Everyone loves to complain about how much things cost, and developers are no exception. It's not very common to hear someone say that a developer tool is priced fairly and rare indeed is the developer who will come out and say that a tool is underpriced.
Faced with these attitudes, it can be easy for software vendors to underestimate their worth. They may second-guess the pricing they originally envisioned and cut their costs in the hope that it will draw more developers to their service or platform.
But in many cases, that would be a big mistake. And here's why.
The ever-present pricing worry
Setting prices in the software industry is tricky – much trickier, in fact, than it is in many other industries. If you want to know how much a head of lettuce is worth in the retail market, you can turn to a produce price index. Similarly, you can look up the median cost of housing in different markets easily enough. But there is no price index or national database for logging services, or deployment automation tools or other software that developers consume.
Sure, a software vendor might be able to gain some insight by looking at the pricing of competitors. But that information is not always public or consistent (some software vendors stick to case-by-case pricing models where costs vary widely from one client to the next). And even if it is, it's hard for an outsider to know how well that pricing is actually working. Your competitors may well be just as confused as you are about how much to charge.
Because of this uncertainty, it can be easy for software companies – especially for newer vendors who are just getting started and don't have a lot of hard data yet on adoption or renewal rates for the applications or tools they offer – to race to the bottom when it comes to pricing. They seek to undercut their competition at all costs. Or they are driven by anecdotal complaints about their pricing to slash it, because they mistakenly believe that those complaints represent the opinions of all of their target users.
Cheaper is not better
Cutting prices aggressively is rarely the path to success in the software industry; cheaper is not better.

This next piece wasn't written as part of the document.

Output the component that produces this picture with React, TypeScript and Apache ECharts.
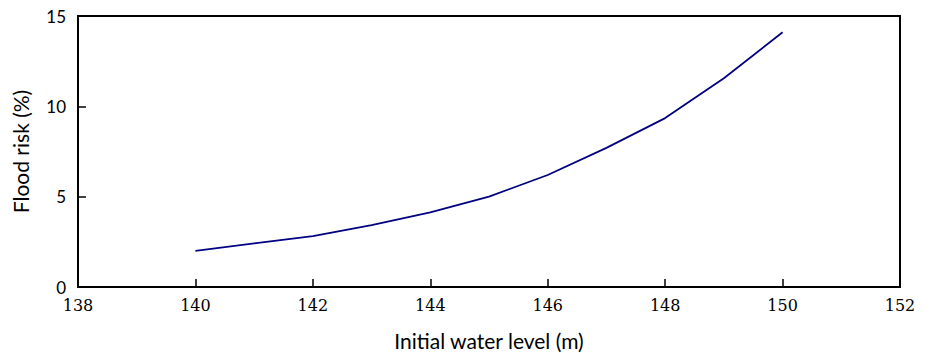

If it were, no one would be paying for Microsoft Windows when they could use Linux instead. For that matter, no one would pay for a Mac when a Windows-based system is typically a lot cheaper.
Striving for the lowest prices above all else is an ineffective strategy for two reasons:
Despite their propensity for complaining about prices being too high, many developers are not actually that price-sensitive about the tools or services they consume. Their budgets are not as tight as they would have you believe.
After all, in an age when even CFOs have heard the mantra “software is eating the world” justifying investment in whichever tools developers feel they need to do their jobs is usually a relatively easy sell. This is especially true when development teams emphasize that the tool or service they want to buy will help them do more with fewer developers – because developer salaries usually cost much more than the tools they use.
So, yes, developers might claim to be worried about the price you charge as a software vendor in the developer ecosystem. But they're probably not actually that worried.
Absent other information, price signals value. Cutting prices risks signaling to customers that your tool or service isn’t worth paying much for. You could make it seem less unique and special. Developers could end up viewing it as they would view any commodity (like corn or oil) – cheap and expendable, and of the same quality regardless of which vendor they get it from.
To put this another way, when the price of software gets so low as to become negligible, developers stop believing it has any real value at all. There is a reason why companies spend huge sums of money on, say, SQL Server when they could get basically the same exact thing by using open-source MySQL. Or why they pay for Red Hat Enterprise Linux when CentOS, which costs nothing, is literally the same code base. Some of it has to do with support, sure. But it also has a lot to do with the simple notion that that which is free must be inferior.
Whether you agree with that notion or not, the reality is that it shapes the way many developers think. When your service becomes too cheap, they assume they may as well not buy it at all.
How to set service prices for developers
At this point, you may be thinking, "So, what should I actually charge, then?"
Obviously, there's no specific answer to that question. Pricing will always vary from one tool to the next.
But what shouldn't vary – at least not for tools designed for long-term adoption and success – is a commitment to making it clear to developer-buyers that whatever price you charge is worth it.
You do this by showing that your service offers value that solves specific problems faced by the developers you are targeting. You also want to demonstrate your service’s ability to remain scalable as users’ needs grow. As an example of demonstrating scalability, consider adding SSO to your tool, which makes it easier to adopt and scale in a large-scale enterprise environment. And you want to enhance and develop the service on an ongoing basis so that your users feel confident that they are buying into a tool whose value will only increase over time.
Once you commoditize, it's very hard to dig your way out of the hole you made for yourself.
In short, some developers will complain all day long about the prices you charge. But they'll do that no matter what your pricing structure is. Some developers even complain when a product is free. Don't let the fear that you've set prices too high get in the way of doing the things that bring true value to your product.